K-Nearest Neighbour (K-NN) Estimation

K-Nearest Neighbour estimation is a method where we look at the K closest data points to a new point. The word K means a fixed number chosen by us, such as 3, 5, or 10. Instead of using a window of fixed size, we always use K neighbours, no matter how far they are.

Imagine you move to a new area and want to know if it is safe. You ask the 5 nearest neighbours about their experience. Their answers help you decide. Similarly, K-NN estimation looks at nearby points to understand the density or class of a new point. It is simple and widely used.

Key Ideas

  • Uses the K nearest data points

  • No window size needed

  • Depends on the choice of K

Real-Life Example

  • Asking 5 closest friends for advice

  • Movie recommendation based on similar users

Important Definition (Exam)
K-NN estimation uses K nearest neighbours to estimate data characteristics.

Nearest Neighbour Rule

The Nearest Neighbour Rule is mainly used for classification, which means deciding the category of something. It assigns a new data point to the same class as its closest neighbour. In simple words, a new item follows the label of the most similar old item.

For example, if a new email looks very similar to known spam emails, we label it as spam. This rule is very simple and easy to understand. However, it can be slow for large data because it must compare with many points.

Key Ideas

  • Finds closest data point

  • Assigns same class

  • Simple but slow for big data

Real-Life Example

  • New student joins the group similar to his friends

  • Face unlock recognising owner

Exam Tip
Mention that it is simple but computationally heavy.

Fuzzy Classification

Fuzzy classification allows an item to belong to more than one class with different degrees. Instead of saying something is only black or white, it allows grey areas. This matches real-life situations better because many things are not strictly one type.

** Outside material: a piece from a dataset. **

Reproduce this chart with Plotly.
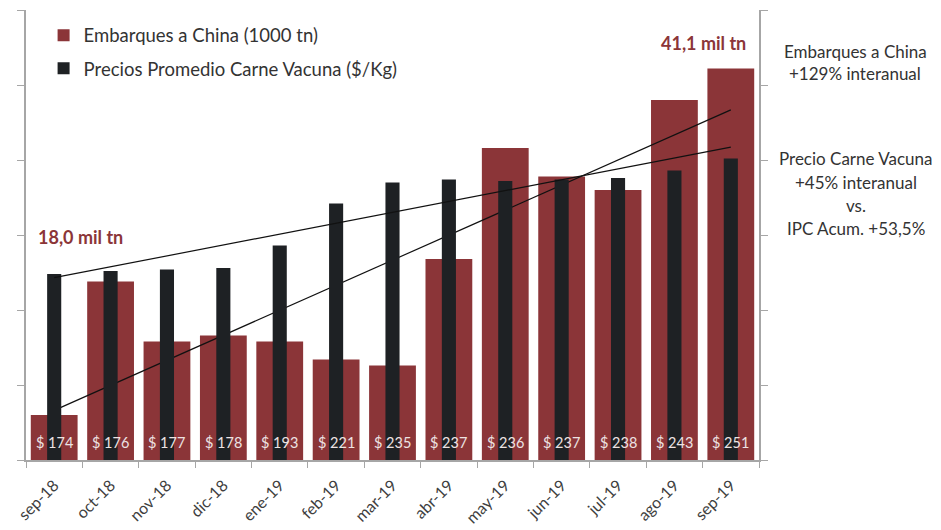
import numpy as np
import plotly.graph_objects as go

meses = ["sep-18", "oct-18", "nov-18", "dic-18", "ene-19", "feb-19", "mar-19",
         "abr-19", "may-19", "jun-19", "jul-19", "ago-19", "sep-19"]
embarques = [18.0, 26.9, 22.9, 23.3, 22.9, 21.7, 21.3, 28.4, 35.8, 33.9, 33.0, 39.0, 41.1]
precios = [174, 176, 177, 178, 193, 221, 235, 237, 236, 237, 238, 243, 251]

RED = "#8B3538"
BLK = "#1E2124"
FONT = "Lato"
AXC = "#A6A6A6"

W, H = 941, 530
OFF = 8  # page body margin
ML, MR, MT, MB = 26 - OFF, 182 + OFF, 10 - OFF, 70 + OFF

idx = np.arange(len(meses))
tr_emb = np.polyval(np.polyfit(idx, embarques, 1), idx)
tr_pre = np.polyval(np.polyfit(idx, precios, 1), idx)

fig = go.Figure()
fig.add_trace(go.Bar(x=meses, y=embarques, name="Embarques a China (1000 tn)",
                     marker=dict(color=RED, line=dict(width=0)), width=0.83,
                     legendgroup="a", yaxis="y"))
fig.add_trace(go.Scatter(x=meses, y=tr_emb, mode="lines", line=dict(color="#111", width=1.2),
                         showlegend=False, yaxis="y", hoverinfo="skip"))
fig.add_trace(go.Bar(x=meses, y=precios, name="Precios Promedio Carne Vacuna ($/Kg)",
                     marker=dict(color=BLK, line=dict(width=0)), width=0.25,
                     legendgroup="b", yaxis="y2"))
fig.add_trace(go.Scatter(x=meses, y=tr_pre, mode="lines", line=dict(color="#111", width=1.2),
                         showlegend=False, yaxis="y2", hoverinfo="skip"))


def px_ann(text, x, y, size=17, color="#333", xanchor="center", bold=False):
    # x, y in page pixels -> paper coords
    xp = (x - OFF - ML) / (W - ML - MR)
    yp = (H - MB - (y - OFF)) / (H - MT - MB)
    t = f"<b>{text}</b>" if bold else text
    return dict(text=t, x=xp, y=yp, xref="paper", yref="paper", showarrow=False,
                xanchor=xanchor, yanchor="middle", font=dict(family=FONT, size=size, color=color))


ann = []
for m, p in zip(meses, precios):
    ann.append(dict(x=m, y=0, xref="x", yref="paper", yanchor="bottom", yshift=7,
                    text=f"$ {p}", showarrow=False,
                    font=dict(family=FONT, size=14.5, color="#EDE3E3")))
ann += [
    px_ann("18,0 mil tn", 36, 237, 18, RED, "left", True),
    px_ann("41,1 mil tn", 748, 43, 18, RED, "right", True),
    px_ann("Embarques a China", 855, 51),
    px_ann("+129% interanual", 855, 73),
    px_ann("Precio Carne Vacuna", 856, 158),
    px_ann("+45% interanual", 856, 182),
    px_ann("vs.", 856, 205),
    px_ann("IPC Acum. +53,5%", 856, 228),
]

fig.update_layout(
    width=W, height=H,
    margin=dict(l=ML, r=MR, t=MT, b=MB),
    paper_bgcolor="white", plot_bgcolor="white",
    barmode="overlay",
    font=dict(family=FONT, size=14, color="#404040"),
    xaxis=dict(type="category", showline=True, linecolor=AXC, linewidth=1.5,
               ticks="outside", tickson="boundaries", ticklen=6, tickcolor=AXC,
               tickangle=-45, tickfont=dict(size=16, color="#404040"), showgrid=False,
               ticklabelstandoff=8, automargin=False),
    yaxis=dict(range=[15, 45], dtick=5, showline=True, linecolor=AXC, linewidth=1.5,
               ticks="outside", ticklen=7, tickcolor=AXC, showticklabels=False,
               showgrid=False, zeroline=False, automargin=False),
    yaxis2=dict(range=[50, 350], dtick=50, overlaying="y", side="right", showline=True,
                linecolor=AXC, linewidth=1.5, ticks="outside", ticklen=7, tickcolor=AXC,
                showticklabels=False, showgrid=False, zeroline=False, automargin=False),
    legend=dict(x=0.024, y=0.985, xanchor="left", yanchor="top", bgcolor="rgba(0,0,0,0)",
                font=dict(family=FONT, size=18.5, color="#333"), traceorder="grouped",
                tracegroupgap=6, itemwidth=30),
    showlegend=True,
    annotations=ann,
)

fig.write_html("out.html")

For example, a student may be 70% good in programming and 30% good in design. Fuzzy classification represents this uncertainty. It is useful in decision-making systems where exact boundaries are hard to define.

Key Ideas

  • Partial membership allowed

  • Handles uncertainty

  • More realistic

Real-Life Example

  • Temperature: warm and cool at same time

  • Movie genres like action + comedy

Important Definition (Exam)
Fuzzy classification assigns degrees of belonging to different classes.

Comparison Table

Method Main Idea Simple Meaning
Density Estimation Find data spread Where data is crowded
Parzen Windows Window around points Count nearby points
K-NN Estimation K nearest points Use closest neighbours
Nearest Neighbour Rule Closest class Follow nearest label
Fuzzy Classification Partial belonging More than one class

Exam Tips

  • Learn simple definitions

  • Understand difference between Parzen and K-NN

  • Remember fuzzy allows partial membership

Possible Exam Questions

Short Questions

  • Define density estimation.

  • What is K in K-NN?

  • Explain fuzzy classification.

Long Questions

  • Explain Parzen Windows and K-NN estimation.

  • Describe nearest neighbour rule with example.

  • Discuss fuzzy classification and its advantages.

Detailed Summary

Nonparametric techniques do not use fixed formulas and learn directly from data. Density estimation helps us understand how data is spread. Parzen Windows uses small windows to count nearby points, while K-NN estimation uses a fixed number of neighbours. The Nearest Neighbour Rule classifies new data based on the closest example. Fuzzy classification allows partial belonging to different classes. These techniques are important because real-world data is often complex and uncertain. They are widely used in recommendation systems, image processing, and pattern recognition.

Key Takeaways

  • No fixed formula

  • Learn from data

  • Useful for complex real-world problems

  • Easy to understand and apply

These notes give clear understanding, exam focus, and real-life relevance for students.